Task prompt: Extract the lines up to and including the one that contains "-0.20, -0.33, -0.53, -0.61, -0.70, 0.08, -1.06, -1.19, -1.32]", starting with the first line of the entries below, and omit the pictures.

Information provided:
- - -
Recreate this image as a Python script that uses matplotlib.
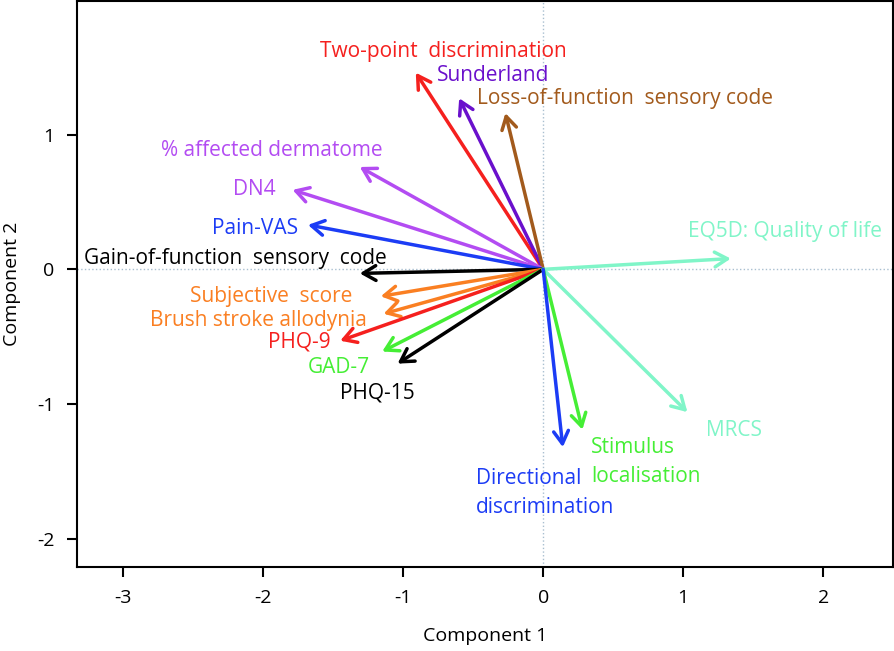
import matplotlib.pyplot as plt

plt.rcParams.update({
    "font.family": ["Open Sans", "DejaVu Sans"],
    "font.size": 14,
    "axes.unicode_minus": False,
})

# ---------------- Loadings (arrow tips) ----------------
variables = [
    "Two-point  discrimination", "Sunderland", "Loss-of-function  sensory code",
    "% affected dermatome", "DN4", "Pain-VAS", "Gain-of-function  sensory  code",
    "Subjective  score", "Brush stroke allodynia", "PHQ-9", "GAD-7", "PHQ-15",
    "EQ5D: Quality of life", "MRCS", "Stimulus\nlocalisation",
    "Directional\ndiscrimination",
]
comp1 = [-0.91, -0.60, -0.27, -1.31, -1.79, -1.68, -1.31,
         -1.16, -1.14, -1.45, -1.15, -1.04, 1.34, 1.03, 0.28, 0.14]
comp2 = [1.46, 1.27, 1.16, 0.76, 0.59, 0.33, -0.03,
         -0.20, -0.33, -0.53, -0.61, -0.70, 0.08, -1.06, -1.19, -1.32]

# label anchor points
label_x = [-0.71, -0.76, -0.47, -1.94, -2.06, -2.06, -2.20,
           -1.36, -1.26, -1.52, -1.24, -0.92, 1.73, 1.36, 0.34, -0.48]
label_y = [1.62, 1.44, 1.27, 0.88, 0.59, 0.30, 0.08,
           -0.20, -0.38, -0.54, -0.73, -0.92, 0.28, -1.20, -1.43, -1.66]
label_ha = ["center", "left", "left", "center", "center", "center", "center",
            "right", "right", "right", "right", "right", "center", "center",
            "left", "left"]

red, purple, brown = "#f5201e", "#6a10cc", "#a25a1c"
violet, blue, orange = "#b34cf2", "#1c3cf5", "#fa7f22"
green, aqua = "#45ee35", "#80f5c8"
colors = [red, purple, brown, violet, violet, blue, "black",
          orange, orange, red, green, "black", aqua, aqua, green, blue]

fig = plt.figure(figsize=(8.95, 6.51), dpi=100)
ax = fig.add_axes([0.086, 0.129, 0.912, 0.869])

ax.axhline(0, color="#a9bfd0", lw=1, ls=":", zorder=0)
ax.axvline(0, color="#a9bfd0", lw=1, ls=":", zorder=0)

for x, y, c in zip(comp1, comp2, colors):
    ax.annotate("", xy=(x, y), xytext=(0, 0),
                arrowprops=dict(arrowstyle="->,head_length=0.65,head_width=0.38",
                                color=c, lw=2.5, shrinkA=0, shrinkB=0))

for t, x, y, ha, c in zip(variables, label_x, label_y, label_ha, colors):
    ax.text(x, y, t, color=c, ha=ha, va="center", fontsize=15,
            linespacing=1.5)

ax.set_xlim(-3.33, 2.5)
ax.set_ylim(-2.21, 1.99)
ax.set_xticks([-3, -2, -1, 0, 1, 2])
ax.set_yticks([-2, -1, 0, 1])
ax.tick_params(direction="out", length=7, width=1.5, labelsize=14, pad=9)
for s in ax.spines.values():
    s.set_linewidth(1.5)
ax.set_xlabel("Component 1", fontsize=14, labelpad=14)
ax.set_ylabel("Component 2", fontsize=14, labelpad=12)

fig.savefig("out.png", dpi=100)
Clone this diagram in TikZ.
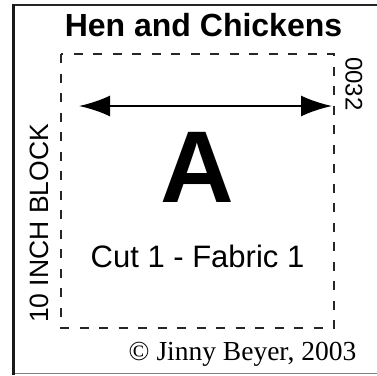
\documentclass[tikz,border=0pt]{standalone}
\usepackage{fontspec}
\setmainfont{Liberation Serif}
\setsansfont{Liberation Sans}
\usetikzlibrary{arrows.meta}
\tikzset{
  cutline/.style={line width=2.6pt, dash pattern=on 9pt off 10.5pt, black!85},
  dimarrow/.style={line width=2.4pt, {Latex[length=31pt,width=21pt]}-{Latex[length=31pt,width=21pt]}},
  lbl/.style={inner sep=0pt, anchor=base, font=\sffamily},
}
\begin{document}
\begin{tikzpicture}[x=1pt,y=1pt]
\useasboundingbox (0,0) rectangle (377,-375);
% outer frame
\draw[line width=2pt, black!85] (12.5,-5) -- (377,-5);
\draw[line width=1.5pt, black!50] (12.5,-373.5) -- (377,-373.5);
\draw[line width=3pt, black!90] (13.5,-4) -- (13.5,-375);
% dashed cutting line
\draw[cutline] (61,-54) rectangle (334,-328);
% title
\node[lbl, font=\sffamily\bfseries\fontsize{32}{32}\selectfont] (title) at (203.5,-36) {Hen and Chickens};
% arrow
\coordinate (al) at (79,-106);
\coordinate (ar) at (332,-106);
\draw[dimarrow] (al) -- (ar);
% big letter
\node[lbl, font=\sffamily\bfseries\fontsize{102}{102}\selectfont] (A) at (197,-202) {A};
% cut text
\node[lbl, font=\sffamily\fontsize{31}{31}\selectfont] (cut) at (197.5,-267) {Cut 1 - Fabric 1};
% side labels
\node[lbl, font=\sffamily\fontsize{26.5}{26.5}\selectfont, rotate=90] (block) at (48,-223.5) {10 INCH BLOCK};
\node[lbl, font=\sffamily\fontsize{24}{24}\selectfont, rotate=-90] (num) at (345.5,-84) {0032};
% copyright
\node[lbl, font=\rmfamily\fontsize{27.5}{27.5}\selectfont] (copy) at (242.5,-360) {© Jinny Beyer, 2003};
\end{tikzpicture}
\end{document}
- - -
Written response:
Recreate this image as a Python script that uses matplotlib.
import matplotlib.pyplot as plt

plt.rcParams.update({
    "font.family": ["Open Sans", "DejaVu Sans"],
    "font.size": 14,
    "axes.unicode_minus": False,
})

# ---------------- Loadings (arrow tips) ----------------
variables = [
    "Two-point  discrimination", "Sunderland", "Loss-of-function  sensory code",
    "% affected dermatome", "DN4", "Pain-VAS", "Gain-of-function  sensory  code",
    "Subjective  score", "Brush stroke allodynia", "PHQ-9", "GAD-7", "PHQ-15",
    "EQ5D: Quality of life", "MRCS", "Stimulus\nlocalisation",
    "Directional\ndiscrimination",
]
comp1 = [-0.91, -0.60, -0.27, -1.31, -1.79, -1.68, -1.31,
         -1.16, -1.14, -1.45, -1.15, -1.04, 1.34, 1.03, 0.28, 0.14]
comp2 = [1.46, 1.27, 1.16, 0.76, 0.59, 0.33, -0.03,
         -0.20, -0.33, -0.53, -0.61, -0.70, 0.08, -1.06, -1.19, -1.32]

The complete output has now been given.